Stated exercise> Pull every line holding the string "this" from the records below.

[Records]
■ ■ ■ ■ ■
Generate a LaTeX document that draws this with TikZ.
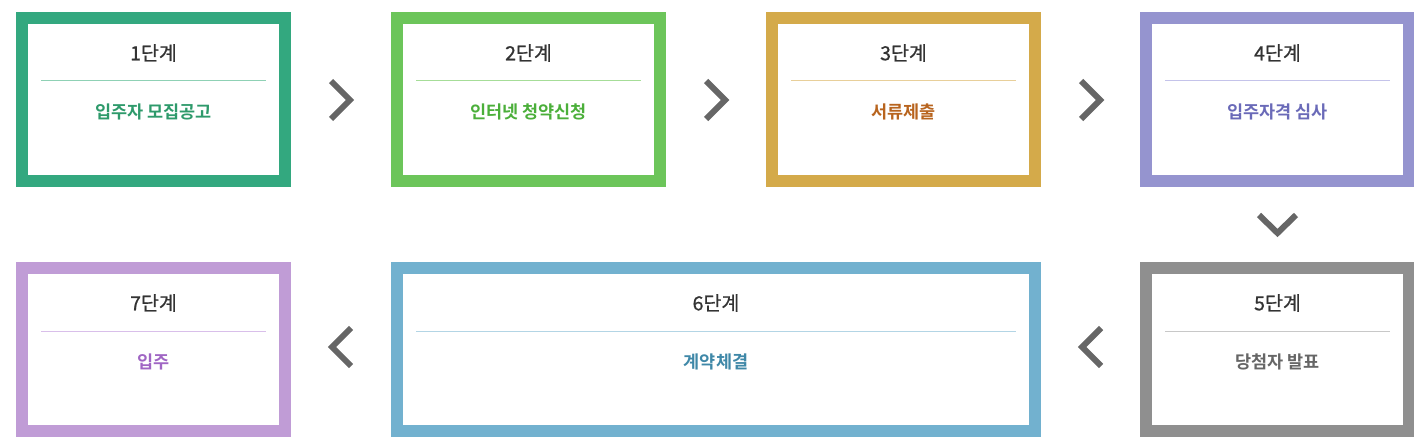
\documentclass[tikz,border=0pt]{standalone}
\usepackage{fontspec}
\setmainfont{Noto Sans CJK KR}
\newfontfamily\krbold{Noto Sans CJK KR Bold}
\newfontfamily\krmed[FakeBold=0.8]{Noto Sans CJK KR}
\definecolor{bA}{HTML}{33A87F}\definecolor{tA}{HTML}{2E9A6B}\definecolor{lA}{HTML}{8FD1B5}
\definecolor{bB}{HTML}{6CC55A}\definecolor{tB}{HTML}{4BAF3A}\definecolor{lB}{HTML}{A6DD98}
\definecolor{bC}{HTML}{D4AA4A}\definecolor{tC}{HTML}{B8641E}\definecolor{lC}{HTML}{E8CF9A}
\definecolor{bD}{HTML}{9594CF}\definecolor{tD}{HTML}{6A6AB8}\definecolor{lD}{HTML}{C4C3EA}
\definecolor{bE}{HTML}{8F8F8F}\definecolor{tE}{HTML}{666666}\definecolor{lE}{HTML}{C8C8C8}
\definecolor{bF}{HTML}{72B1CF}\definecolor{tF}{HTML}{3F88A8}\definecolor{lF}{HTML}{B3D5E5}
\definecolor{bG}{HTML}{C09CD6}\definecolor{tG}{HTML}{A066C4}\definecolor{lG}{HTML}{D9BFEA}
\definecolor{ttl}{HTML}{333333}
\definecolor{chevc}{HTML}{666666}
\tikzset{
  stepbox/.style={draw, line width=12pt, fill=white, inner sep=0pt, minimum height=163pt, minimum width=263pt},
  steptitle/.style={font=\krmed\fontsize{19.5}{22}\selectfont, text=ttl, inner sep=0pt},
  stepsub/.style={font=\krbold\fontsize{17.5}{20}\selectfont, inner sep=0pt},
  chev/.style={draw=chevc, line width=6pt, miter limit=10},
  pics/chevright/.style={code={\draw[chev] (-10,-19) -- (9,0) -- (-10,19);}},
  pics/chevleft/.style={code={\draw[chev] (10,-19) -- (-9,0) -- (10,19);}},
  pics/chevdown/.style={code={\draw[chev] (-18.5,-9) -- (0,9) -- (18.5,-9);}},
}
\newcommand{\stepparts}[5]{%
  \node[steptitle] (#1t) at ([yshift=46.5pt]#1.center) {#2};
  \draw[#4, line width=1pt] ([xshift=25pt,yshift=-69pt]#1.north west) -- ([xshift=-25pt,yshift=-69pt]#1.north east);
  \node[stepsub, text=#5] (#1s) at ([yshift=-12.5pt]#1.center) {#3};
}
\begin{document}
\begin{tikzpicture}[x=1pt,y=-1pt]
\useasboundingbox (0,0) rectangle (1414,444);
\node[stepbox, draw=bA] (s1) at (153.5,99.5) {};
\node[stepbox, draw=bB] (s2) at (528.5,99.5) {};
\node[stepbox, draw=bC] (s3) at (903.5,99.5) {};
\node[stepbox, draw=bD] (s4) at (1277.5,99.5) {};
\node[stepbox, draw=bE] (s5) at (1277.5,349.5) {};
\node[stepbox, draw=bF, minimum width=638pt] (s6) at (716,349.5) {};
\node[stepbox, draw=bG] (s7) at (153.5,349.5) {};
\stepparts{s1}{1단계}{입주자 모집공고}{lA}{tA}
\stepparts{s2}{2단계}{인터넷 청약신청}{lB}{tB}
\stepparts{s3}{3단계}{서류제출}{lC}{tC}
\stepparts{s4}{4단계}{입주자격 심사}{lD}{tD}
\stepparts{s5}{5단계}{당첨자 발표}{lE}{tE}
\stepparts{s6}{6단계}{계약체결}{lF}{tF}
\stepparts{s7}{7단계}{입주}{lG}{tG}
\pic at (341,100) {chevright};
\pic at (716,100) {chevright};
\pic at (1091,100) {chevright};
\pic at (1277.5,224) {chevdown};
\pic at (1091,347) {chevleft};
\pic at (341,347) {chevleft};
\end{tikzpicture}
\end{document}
■ ■ ■ ■ ■
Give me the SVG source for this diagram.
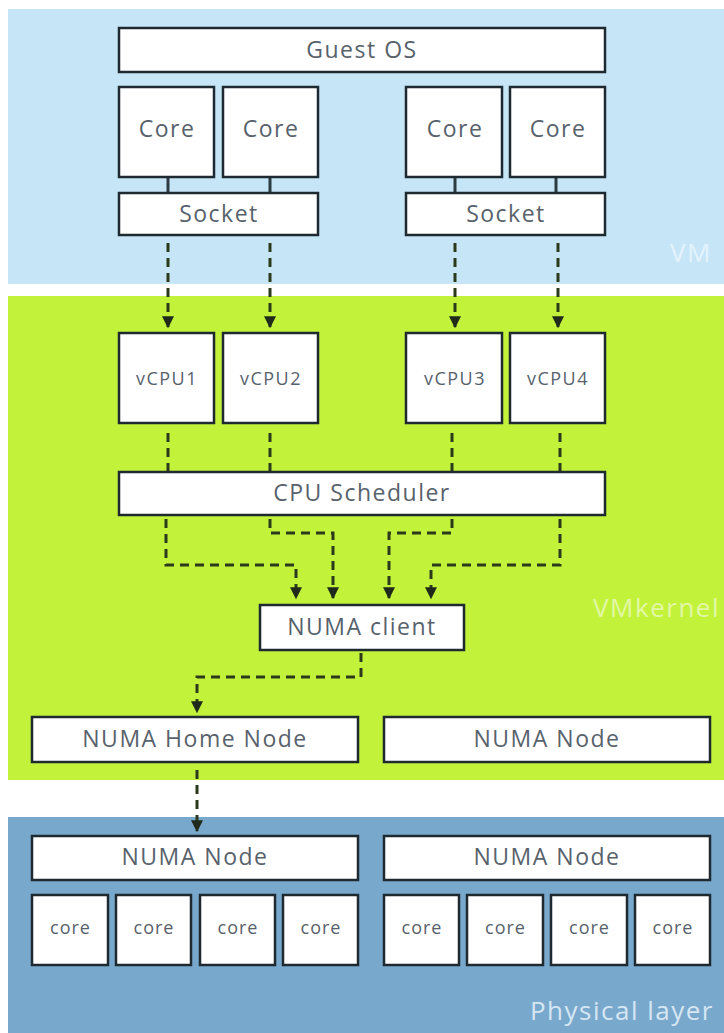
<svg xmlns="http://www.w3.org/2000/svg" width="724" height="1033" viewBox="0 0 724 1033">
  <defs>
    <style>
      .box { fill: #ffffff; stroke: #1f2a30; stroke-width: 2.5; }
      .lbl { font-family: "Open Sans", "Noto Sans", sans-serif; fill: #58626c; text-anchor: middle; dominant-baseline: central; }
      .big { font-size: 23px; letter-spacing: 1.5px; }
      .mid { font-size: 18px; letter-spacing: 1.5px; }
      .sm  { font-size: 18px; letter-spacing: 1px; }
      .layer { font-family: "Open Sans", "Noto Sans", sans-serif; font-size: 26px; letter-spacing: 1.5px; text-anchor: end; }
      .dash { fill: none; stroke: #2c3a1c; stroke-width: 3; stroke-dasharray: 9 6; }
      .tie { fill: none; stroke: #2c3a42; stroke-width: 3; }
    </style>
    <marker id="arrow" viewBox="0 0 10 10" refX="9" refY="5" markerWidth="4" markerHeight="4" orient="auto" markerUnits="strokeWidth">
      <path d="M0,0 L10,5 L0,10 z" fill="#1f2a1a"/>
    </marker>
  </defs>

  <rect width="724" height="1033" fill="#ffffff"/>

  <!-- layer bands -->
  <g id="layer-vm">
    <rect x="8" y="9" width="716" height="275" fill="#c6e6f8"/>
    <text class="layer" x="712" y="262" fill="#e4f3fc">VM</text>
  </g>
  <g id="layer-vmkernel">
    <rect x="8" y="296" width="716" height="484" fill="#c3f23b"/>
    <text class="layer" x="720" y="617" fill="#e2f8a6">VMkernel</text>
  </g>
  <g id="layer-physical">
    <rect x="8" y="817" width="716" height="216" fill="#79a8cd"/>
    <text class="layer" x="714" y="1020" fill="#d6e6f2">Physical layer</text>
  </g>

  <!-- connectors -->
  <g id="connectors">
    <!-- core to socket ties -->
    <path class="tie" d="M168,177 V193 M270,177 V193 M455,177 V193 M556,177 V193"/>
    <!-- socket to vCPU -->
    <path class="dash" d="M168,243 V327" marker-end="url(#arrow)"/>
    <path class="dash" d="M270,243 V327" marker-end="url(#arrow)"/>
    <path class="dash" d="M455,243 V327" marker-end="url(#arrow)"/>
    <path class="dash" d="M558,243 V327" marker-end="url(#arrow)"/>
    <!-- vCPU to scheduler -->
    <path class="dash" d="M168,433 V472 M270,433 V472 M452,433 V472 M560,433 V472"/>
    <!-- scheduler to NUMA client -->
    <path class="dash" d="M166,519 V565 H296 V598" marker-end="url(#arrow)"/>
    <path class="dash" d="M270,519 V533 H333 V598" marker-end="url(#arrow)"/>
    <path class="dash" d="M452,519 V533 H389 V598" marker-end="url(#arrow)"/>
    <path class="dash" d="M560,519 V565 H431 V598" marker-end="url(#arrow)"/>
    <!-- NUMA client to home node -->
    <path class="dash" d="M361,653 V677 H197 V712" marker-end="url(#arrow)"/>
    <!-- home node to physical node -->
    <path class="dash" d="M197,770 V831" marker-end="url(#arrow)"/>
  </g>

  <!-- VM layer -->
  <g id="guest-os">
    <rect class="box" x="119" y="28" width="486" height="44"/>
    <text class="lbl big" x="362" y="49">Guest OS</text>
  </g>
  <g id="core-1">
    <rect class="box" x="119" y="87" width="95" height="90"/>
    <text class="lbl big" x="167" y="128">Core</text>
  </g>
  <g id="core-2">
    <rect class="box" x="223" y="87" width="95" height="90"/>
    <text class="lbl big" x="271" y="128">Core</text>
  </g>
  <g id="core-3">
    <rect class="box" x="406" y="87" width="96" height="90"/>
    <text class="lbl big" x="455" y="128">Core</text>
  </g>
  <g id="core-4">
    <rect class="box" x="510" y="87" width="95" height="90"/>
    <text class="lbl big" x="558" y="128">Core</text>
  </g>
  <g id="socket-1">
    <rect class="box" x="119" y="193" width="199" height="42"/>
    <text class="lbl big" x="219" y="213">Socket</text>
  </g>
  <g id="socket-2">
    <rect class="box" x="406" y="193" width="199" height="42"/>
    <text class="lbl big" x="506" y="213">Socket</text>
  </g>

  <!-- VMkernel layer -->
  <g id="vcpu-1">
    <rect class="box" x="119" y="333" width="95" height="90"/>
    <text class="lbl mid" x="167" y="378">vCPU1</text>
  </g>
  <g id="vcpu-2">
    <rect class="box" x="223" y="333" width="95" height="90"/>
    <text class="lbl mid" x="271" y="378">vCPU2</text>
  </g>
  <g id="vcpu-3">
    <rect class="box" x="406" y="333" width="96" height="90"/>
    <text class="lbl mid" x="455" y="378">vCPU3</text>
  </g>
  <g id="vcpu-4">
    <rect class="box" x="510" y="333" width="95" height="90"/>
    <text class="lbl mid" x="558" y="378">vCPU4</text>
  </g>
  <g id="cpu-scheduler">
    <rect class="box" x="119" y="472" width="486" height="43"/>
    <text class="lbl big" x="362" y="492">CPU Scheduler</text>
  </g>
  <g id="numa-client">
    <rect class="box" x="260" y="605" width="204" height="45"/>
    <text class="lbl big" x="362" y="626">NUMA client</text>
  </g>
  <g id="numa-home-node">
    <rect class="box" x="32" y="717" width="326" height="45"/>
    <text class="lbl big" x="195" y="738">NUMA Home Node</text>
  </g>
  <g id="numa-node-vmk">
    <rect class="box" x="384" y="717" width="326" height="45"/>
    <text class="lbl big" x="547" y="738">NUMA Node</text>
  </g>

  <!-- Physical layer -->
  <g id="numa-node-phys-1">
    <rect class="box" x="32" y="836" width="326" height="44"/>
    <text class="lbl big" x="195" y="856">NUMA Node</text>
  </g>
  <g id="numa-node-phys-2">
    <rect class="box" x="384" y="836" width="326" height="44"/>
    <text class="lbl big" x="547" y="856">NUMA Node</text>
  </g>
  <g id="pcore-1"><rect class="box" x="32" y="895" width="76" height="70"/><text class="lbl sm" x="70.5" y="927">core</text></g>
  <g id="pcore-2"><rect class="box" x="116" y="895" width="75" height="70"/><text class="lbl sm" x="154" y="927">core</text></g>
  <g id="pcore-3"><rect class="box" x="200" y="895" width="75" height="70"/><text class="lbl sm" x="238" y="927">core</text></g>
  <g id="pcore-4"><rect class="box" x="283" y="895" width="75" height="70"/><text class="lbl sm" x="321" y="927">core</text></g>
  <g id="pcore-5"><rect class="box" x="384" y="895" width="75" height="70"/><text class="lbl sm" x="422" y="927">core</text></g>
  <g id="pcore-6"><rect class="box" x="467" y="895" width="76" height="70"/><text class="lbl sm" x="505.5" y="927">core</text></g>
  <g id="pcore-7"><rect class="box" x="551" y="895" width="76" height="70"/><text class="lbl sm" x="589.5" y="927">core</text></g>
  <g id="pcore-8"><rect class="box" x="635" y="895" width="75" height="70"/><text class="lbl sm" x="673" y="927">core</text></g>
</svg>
■ ■ ■ ■ ■
Result of the task>
Generate a LaTeX document that draws this with TikZ.
Give me the SVG source for this diagram.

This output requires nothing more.